** Start of Dataset records **

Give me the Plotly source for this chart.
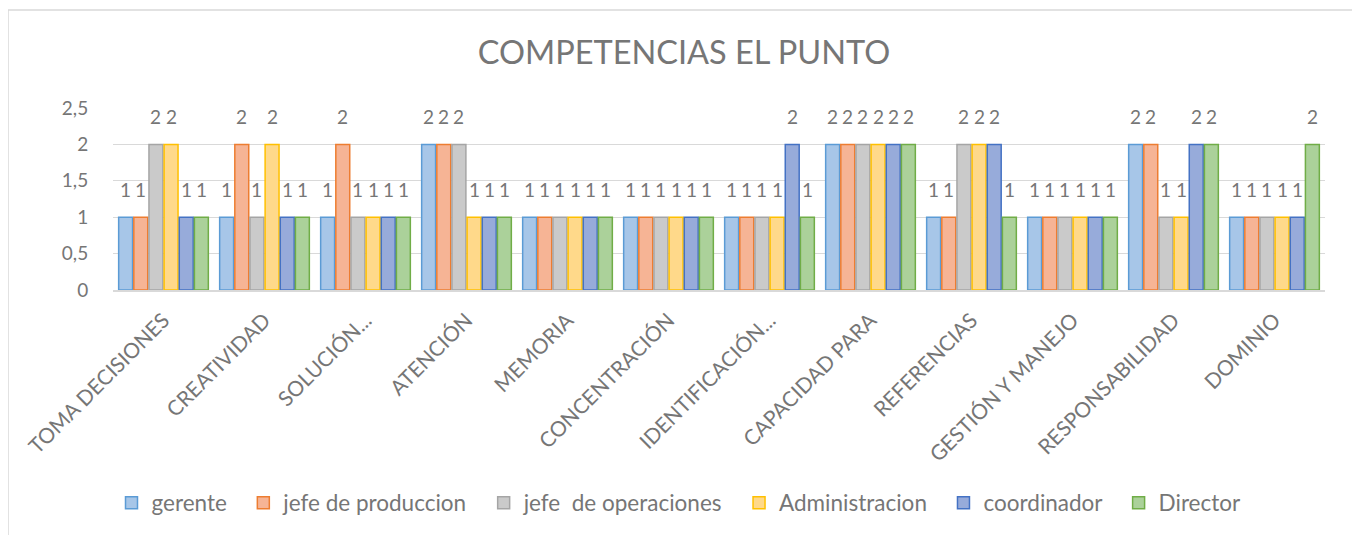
import plotly.graph_objects as go

categories = ["TOMA DECISIONES", "CREATIVIDAD", "SOLUCIÓN...", "ATENCIÓN", "MEMORIA",
              "CONCENTRACIÓN", "IDENTIFICACIÓN...", "CAPACIDAD PARA", "REFERENCIAS",
              "GESTIÓN Y MANEJO", "RESPONSABILIDAD", "DOMINIO"]
gerente = [1, 1, 1, 2, 1, 1, 1, 2, 1, 1, 2, 1]
jefe_produccion = [1, 2, 2, 2, 1, 1, 1, 2, 1, 1, 2, 1]
jefe_operaciones = [2, 1, 1, 2, 1, 1, 1, 2, 2, 1, 1, 1]
administracion = [2, 2, 1, 1, 1, 1, 1, 2, 2, 1, 1, 1]
coordinador = [1, 1, 1, 1, 1, 1, 2, 2, 2, 1, 2, 1]
director = [1, 1, 1, 1, 1, 1, 1, 2, 1, 1, 2, 2]

series = [
    ("gerente", gerente, "#A7C6E8", "#5B9BD5"),
    ("jefe de produccion", jefe_produccion, "#F6B495", "#ED7D31"),
    ("jefe  de operaciones", jefe_operaciones, "#CACACA", "#A5A5A5"),
    ("Administracion", administracion, "#FFD98A", "#FFC000"),
    ("coordinador", coordinador, "#97ABDA", "#4472C4"),
    ("Director", director, "#ABD19A", "#70AD47"),
]

FONT = "Lato, 'Open Sans', sans-serif"
TXT = "#767676"
PAD = "\u00a0\u00a0"

# layout geometry (figure is drawn with an 8px page offset)
W, H = 1352, 527
ML, MR, MT, MB = 105, 35, 100, 245
BARGAP = 0.1
plot_w = W - ML - MR
plot_h = H - MT - MB
cat_w = plot_w / len(categories)
slot_w = cat_w * (1 - BARGAP) / len(series)

fig = go.Figure()
annotations = []
for i, (name, vals, fill, line) in enumerate(series):
    fig.add_trace(go.Bar(
        name=name + PAD, x=categories, y=vals,
        marker=dict(color=fill, line=dict(color=line, width=1.5)),
    ))
    xshift = (i - (len(series) - 1) / 2) * slot_w
    for c, v in zip(categories, vals):
        annotations.append(dict(
            x=c, y=v, xref="x", yref="y", text=str(v), showarrow=False,
            xshift=xshift, yshift=14, yanchor="bottom",
            font=dict(size=19, color=TXT, family=FONT),
        ))

fig.update_layout(
    width=W, height=H,
    barmode="group", bargap=BARGAP, bargroupgap=0.08,
    paper_bgcolor="white", plot_bgcolor="white",
    separators=",.",
    font=dict(family=FONT, color=TXT),
    title=dict(text="COMPETENCIAS EL PUNTO", x=0.5, xref="container", xanchor="center",
               y=1 - 45 / H, yref="container", yanchor="middle",
               font=dict(size=32.5, color=TXT, family=FONT)),
    margin=dict(l=ML, r=MR, t=MT, b=MB, autoexpand=False),
    xaxis=dict(tickangle=-45, tickfont=dict(size=21, color=TXT),
               showline=True, linecolor="#D9D9D9", linewidth=1.5, ticks="",
               ticklabelstandoff=8, automargin=False),
    yaxis=dict(range=[0, 2.5], dtick=0.5, tickformat=".1~f",
               showgrid=True, gridcolor="#D9D9D9", gridwidth=1,
               zeroline=False, tickfont=dict(size=19, color=TXT),
               ticks="outside", ticklen=20, tickcolor="rgba(0,0,0,0)",
               automargin=False),
    legend=dict(orientation="h", x=0.5, xref="container", xanchor="center",
                y=1 - 495 / H, yref="container", yanchor="middle",
                font=dict(size=22.5, color=TXT), traceorder="normal",
                bgcolor="rgba(0,0,0,0)"),
    annotations=annotations,
    shapes=[dict(type="rect", xref="paper", yref="paper",
                 x0=-ML / plot_w, x1=(W - 5 - ML) / plot_w,
                 y0=-1.4, y1=1 + 98 / plot_h,
                 line=dict(color="#D9D9D9", width=1.5))],
)

fig.write_html("out.html")
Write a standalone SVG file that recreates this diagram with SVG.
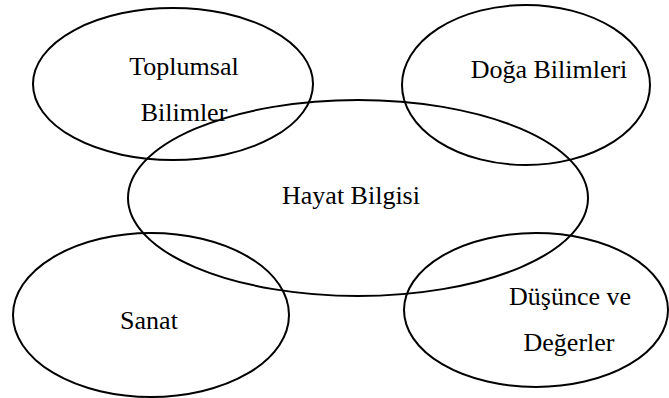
<svg xmlns="http://www.w3.org/2000/svg" width="669" height="398" viewBox="0 0 669 398">
<style>
.n{fill:none;stroke:#000;stroke-width:2}
.t{font-family:"Liberation Serif","Times New Roman",serif;font-size:26px;fill:#000;text-anchor:middle}
</style>
<rect width="669" height="398" fill="#fff"/>
<g id="toplumsal"><ellipse class="n" cx="173" cy="84" rx="140" ry="76"/><text class="t" x="184" y="75">Toplumsal</text><text class="t" x="184" y="121">Bilimler</text></g>
<g id="doga"><ellipse class="n" cx="526" cy="85" rx="124" ry="80"/><text class="t" x="549" y="78">Doğa Bilimleri</text></g>
<g id="hayat"><ellipse class="n" cx="358" cy="198" rx="230" ry="98"/><text class="t" x="351" y="204">Hayat Bilgisi</text></g>
<g id="sanat"><ellipse class="n" cx="151" cy="315" rx="138" ry="82"/><text class="t" x="149" y="329">Sanat</text></g>
<g id="dusunce"><ellipse class="n" cx="536" cy="310" rx="132" ry="77"/><text class="t" x="570" y="305">Düşünce ve</text><text class="t" x="569" y="351">Değerler</text></g>
<g id="connectors"/>
</svg>
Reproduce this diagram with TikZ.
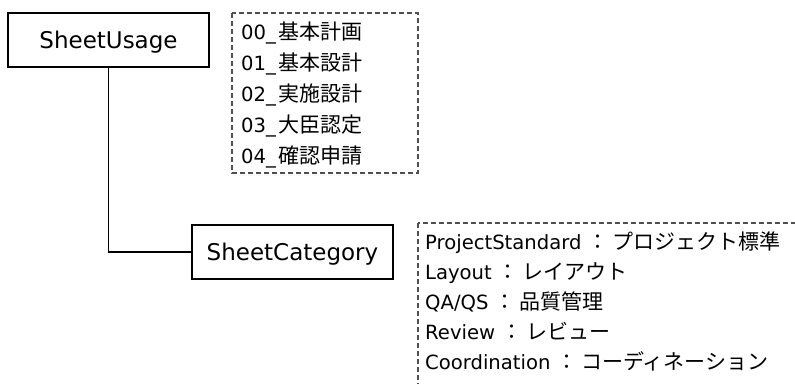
\documentclass[tikz,border=0pt]{standalone}
\usepackage{fontspec}
\setmainfont{DejaVu Sans}
\newfontfamily\jpfont{Noto Sans CJK JP}
\newcommand{\jpt}[1]{{\jpfont\fontsize{21}{21}\selectfont #1}}
\newcommand{\latt}[1]{{\fontsize{19.6}{19.6}\selectfont #1}}
\newcommand{\jcolon}{\kern6pt\jpt{：}\kern4pt}
\newcommand{\usc}{\latt{\_}\kern3pt}
\definecolor{dashgray}{HTML}{505050}
\tikzset{
  mainbox/.style={draw=black, line width=1.6pt, minimum width=201pt, minimum height=54pt,
    inner sep=0pt, text height=16.8pt, text depth=0pt, font=\fontsize{23}{23}\selectfont},
  listbox/.style={draw=dashgray, line width=1.1pt, dash pattern=on 5pt off 3pt},
  listline/.style={anchor=base west, inner sep=0pt},
  conn/.style={draw=black, line width=1.6pt}
}
\begin{document}
\begin{tikzpicture}[x=1pt,y=-1pt]
\useasboundingbox (0,0) rectangle (795,383);
\clip (0,0) rectangle (795,383);
% main boxes
\node[mainbox] (us) at (108.5,40) {SheetUsage};
\node[mainbox] (sc) at (292.5,252) {SheetCategory};
\draw[conn] (us.south) |- (sc.west);
% dashed list boxes
\coordinate (l1a) at (232,13);
\coordinate (l1b) at (418,173);
\draw[listbox] (l1a) rectangle (l1b);
\coordinate (l2a) at (418,223);
\coordinate (l2b) at (810,400);
\draw[listbox] (l2a) rectangle (l2b);
% list 1
\node[listline] (u0) at (241,39.8)  {\latt{00}\usc\jpt{基本計画}};
\node[listline] (u1) at (241,70.6)  {\latt{01}\usc\jpt{基本設計}};
\node[listline] (u2) at (241,101.4) {\latt{02}\usc\jpt{実施設計}};
\node[listline] (u3) at (241,132.2) {\latt{03}\usc\jpt{大臣認定}};
\node[listline] (u4) at (241,163.0) {\latt{04}\usc\jpt{確認申請}};
% list 2
\node[listline] (c0) at (425,249.3) {\latt{ProjectStandard}\jcolon\jpt{プロジェクト標準}};
\node[listline] (c1) at (425,279.3) {\latt{Layout}\jcolon\jpt{レイアウト}};
\node[listline] (c2) at (425,309.3) {\latt{QA/QS}\jcolon\jpt{品質管理}};
\node[listline] (c3) at (425,339.3) {\latt{Review}\jcolon\jpt{レビュー}};
\node[listline] (c4) at (425,369.3) {\latt{Coordination}\jcolon\jpt{コーディネーション}};
\end{tikzpicture}
\end{document}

** End of Dataset records **

Stated goal:
Repeat the records above exactly, from the first line through the line containing "import plotly.graph_objects as go", and leave out the pictures.

Solution for this task:
Give me the Plotly source for this chart.
import plotly.graph_objects as go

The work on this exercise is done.